Yes. I attended last week the NATO Defence Ministers conference in Brussels, where speaker after speaker asserted the principles of “in together, out together” and reaffirmed their commitment to the Lisbon 2010 declaration principles. We all understand that we are now in the last stretch of this campaign, but we have to do it properly in order to secure the legacy.
Because of the need to balance the Ministry of Defence budget, a number of service personnel will be made redundant later this year, including, I suspect, a number who have recently returned from Afghanistan and a number based in my constituency with the Royal Logistic Corps. However, those people have skills that are much sought after by local employers, so will my right hon. Friend ensure that MOD officials work with the local community to set up a social enterprise to ensure that the skills of the service personnel who are made redundant are made known to local employers as swiftly as possible, and so that as many of those skills and those people can be brought into the local labour market as swiftly and speedily as possible?
I should say first of all that nobody who is on operations in Afghanistan nor anyone who is recuperating in the six-month period after returning from Afghanistan is eligible for redundancy, but my hon. Friend is right. As we balance the MOD budget and reduce the size of the Army to around 82,000, there will be a series of redundancies. Many of the people being made redundant will fortunately have skills that are of value in the civilian economy. I am not sure I agree with him on the need to create a social enterprise, but I can assure him that very robust arrangements are in place to ensure that local jobcentres are alerted in advance to the availability of the skills that those people have.
I thank my right hon. Friend very much for his announcement, which I am sure will go down well in my constituency, where, as hon. Members may know, 3 Commando Brigade, which served so valiantly last year out in Afghanistan, is based. What impact will today’s statement have on the reservists? Will he also explain what support his Department is giving to reservists’ families, who can on occasion feel somewhat isolated from the support given to their regular counterparts?

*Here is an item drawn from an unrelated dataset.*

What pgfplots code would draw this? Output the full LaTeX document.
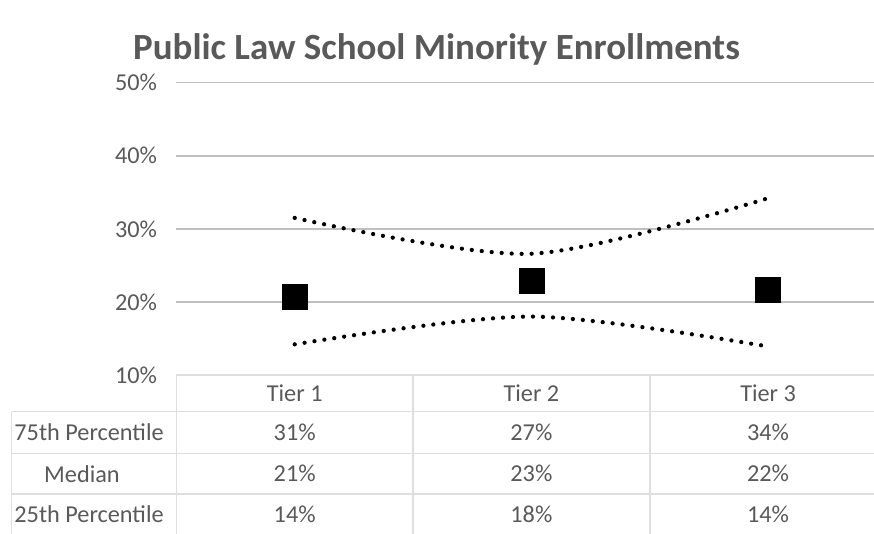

My hon. Friend makes a good point. A significant number of reservists contribute to the campaign in Afghanistan. They tend to serve as individual augmentees—people with specific skills who are called up to reinforce other units—and as such, their families do not benefit from the group support that tends to help the families of personnel in Regular Army units. As we move forward with our plans to strengthen the reserves, we hope there will be more opportunity to deploy reserve units as formed units, which will in itself help to address the problem my hon. Friend highlights.
Thank you, Mr Deputy Speaker. I shall try to be good value.
I welcome the ongoing withdrawal and support the troops from my constituency from 39 Regiment Royal Artillery who have recently returned from a successful tour of Afghanistan. Does the Secretary of State agree that a political deal with the Taliban must be a vital precondition of continuing the social and economic progress in Afghanistan that we would all seek as we continue our withdrawal?
Yes, Taliban is a loose term. As I have already sought to suggest, a significant proportion of people who have supported the insurgency are not obviously ideologically motivated. The key challenge for the Government of Afghanistan is to negotiate with the political leaders of the Taliban and seek to reintegrate those who are supportive of the insurgency at the moment but who are not necessarily ideologically motivated—those who can be brought back on side by simply dealing with the grievances that put them off side in the first place.